- [Task instructions]:
Please set down all the lines beneath this one exactly, without the pictures.

_____

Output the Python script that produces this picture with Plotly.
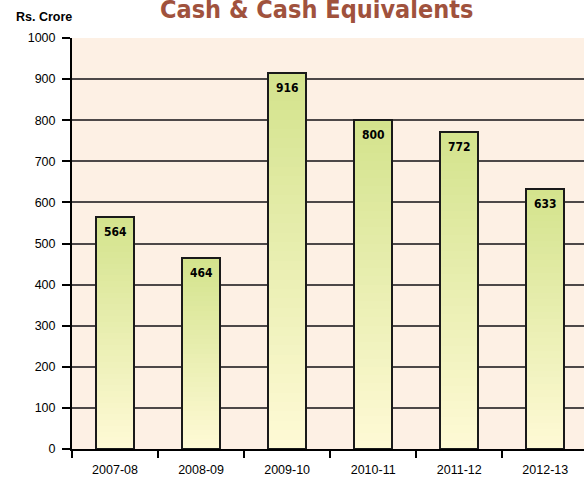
import plotly.graph_objects as go
import numpy as np

categories = ["2007-08", "2008-09", "2009-10", "2010-11", "2011-12", "2012-13"]
values = [564, 464, 916, 800, 772, 633]
y_ticks = [0, 100, 200, 300, 400, 500, 600, 700, 800, 900, 1000]

N = 40
top_rgb = np.array([211, 227, 140])
bot_rgb = np.array([255, 250, 214])
vals = np.array(values, dtype=float)

COND = "DejaVu Sans Condensed, Liberation Sans Narrow, Arial Narrow, sans-serif"

fig = go.Figure()
for k in range(N):
    t = (k + 0.5) / N
    c = bot_rgb + (top_rgb - bot_rgb) * t
    fig.add_trace(go.Bar(
        x=categories, y=vals / N, width=0.44,
        marker=dict(color=f"rgb({c[0]:.0f},{c[1]:.0f},{c[2]:.0f})", line=dict(width=0)),
        hoverinfo="skip", showlegend=False, xaxis="x", yaxis="y",
    ))
# outline
fig.add_trace(go.Bar(
    x=categories, y=values, width=0.44,
    marker=dict(color="rgba(0,0,0,0)", line=dict(color="#1a1a1a", width=2)),
    showlegend=False, xaxis="x2", yaxis="y",
))

for c, v in zip(categories, values):
    fig.add_annotation(x=c, y=v, text=f"<b>{v}</b>", showarrow=False,
                       yanchor="top", yshift=-6, xref="x", yref="y",
                       font=dict(family=COND, size=12, color="black"))

fig.add_annotation(x=0.477, y=1, xref="paper", yref="paper", yanchor="bottom", yshift=12,
                   text="<b>Cash & Cash Equivalents</b>", showarrow=False,
                   font=dict(family=COND, size=25, color="#A0523D"))
fig.add_annotation(x=-0.114, y=1, xref="paper", yref="paper", xanchor="left", yanchor="bottom", yshift=12,
                   text="<b>Rs. Crore</b>", showarrow=False,
                   font=dict(family="Liberation Sans, Arial, sans-serif", size=12.5, color="black"))

fig.update_layout(
    width=584, height=481,
    margin=dict(l=72, r=0, t=38, b=32),
    paper_bgcolor="white", plot_bgcolor="#FDF0E4",
    barmode="stack", bargap=0,
    font=dict(family="Liberation Sans, Arial, sans-serif", size=12, color="black"),
    xaxis=dict(type="category", range=[-0.5, 5.45], showgrid=False, showline=True, linecolor="black", linewidth=2,
               ticks="outside", ticklen=7, tickwidth=1.5, tickcolor="black", tickson="boundaries",
               ticklabelstandoff=8, tickfont=dict(size=12.5)),
    xaxis2=dict(type="category", range=[-0.5, 5.45], overlaying="x", visible=False, matches="x"),
    yaxis=dict(range=[0, 1000], tickvals=y_ticks, showgrid=True, gridcolor="#4d4848", gridwidth=1.5,
               showline=True, linecolor="black", linewidth=2, ticks="outside", ticklen=8, tickwidth=1.5,
               tickcolor="black", zeroline=False, ticklabelstandoff=4, tickfont=dict(size=12.5)),
)

fig.write_html("out.html")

_____

- [Answer to this problem]:
Output the Python script that produces this picture with Plotly.
import plotly.graph_objects as go
import numpy as np

categories = ["2007-08", "2008-09", "2009-10", "2010-11", "2011-12", "2012-13"]
values = [564, 464, 916, 800, 772, 633]
y_ticks = [0, 100, 200, 300, 400, 500, 600, 700, 800, 900, 1000]

N = 40
top_rgb = np.array([211, 227, 140])
bot_rgb = np.array([255, 250, 214])
vals = np.array(values, dtype=float)

COND = "DejaVu Sans Condensed, Liberation Sans Narrow, Arial Narrow, sans-serif"

fig = go.Figure()
for k in range(N):
    t = (k + 0.5) / N
    c = bot_rgb + (top_rgb - bot_rgb) * t
    fig.add_trace(go.Bar(
        x=categories, y=vals / N, width=0.44,
        marker=dict(color=f"rgb({c[0]:.0f},{c[1]:.0f},{c[2]:.0f})", line=dict(width=0)),
        hoverinfo="skip", showlegend=False, xaxis="x", yaxis="y",
    ))
# outline
fig.add_trace(go.Bar(
    x=categories, y=values, width=0.44,
    marker=dict(color="rgba(0,0,0,0)", line=dict(color="#1a1a1a", width=2)),
    showlegend=False, xaxis="x2", yaxis="y",
))

for c, v in zip(categories, values):
    fig.add_annotation(x=c, y=v, text=f"<b>{v}</b>", showarrow=False,
                       yanchor="top", yshift=-6, xref="x", yref="y",
                       font=dict(family=COND, size=12, color="black"))

fig.add_annotation(x=0.477, y=1, xref="paper", yref="paper", yanchor="bottom", yshift=12,
                   text="<b>Cash & Cash Equivalents</b>", showarrow=False,
                   font=dict(family=COND, size=25, color="#A0523D"))
fig.add_annotation(x=-0.114, y=1, xref="paper", yref="paper", xanchor="left", yanchor="bottom", yshift=12,
                   text="<b>Rs. Crore</b>", showarrow=False,
                   font=dict(family="Liberation Sans, Arial, sans-serif", size=12.5, color="black"))

fig.update_layout(
    width=584, height=481,
    margin=dict(l=72, r=0, t=38, b=32),
    paper_bgcolor="white", plot_bgcolor="#FDF0E4",
    barmode="stack", bargap=0,
    font=dict(family="Liberation Sans, Arial, sans-serif", size=12, color="black"),
    xaxis=dict(type="category", range=[-0.5, 5.45], showgrid=False, showline=True, linecolor="black", linewidth=2,
               ticks="outside", ticklen=7, tickwidth=1.5, tickcolor="black", tickson="boundaries",
               ticklabelstandoff=8, tickfont=dict(size=12.5)),
    xaxis2=dict(type="category", range=[-0.5, 5.45], overlaying="x", visible=False, matches="x"),
    yaxis=dict(range=[0, 1000], tickvals=y_ticks, showgrid=True, gridcolor="#4d4848", gridwidth=1.5,
               showline=True, linecolor="black", linewidth=2, ticks="outside", ticklen=8, tickwidth=1.5,
               tickcolor="black", zeroline=False, ticklabelstandoff=4, tickfont=dict(size=12.5)),
)

fig.write_html("out.html")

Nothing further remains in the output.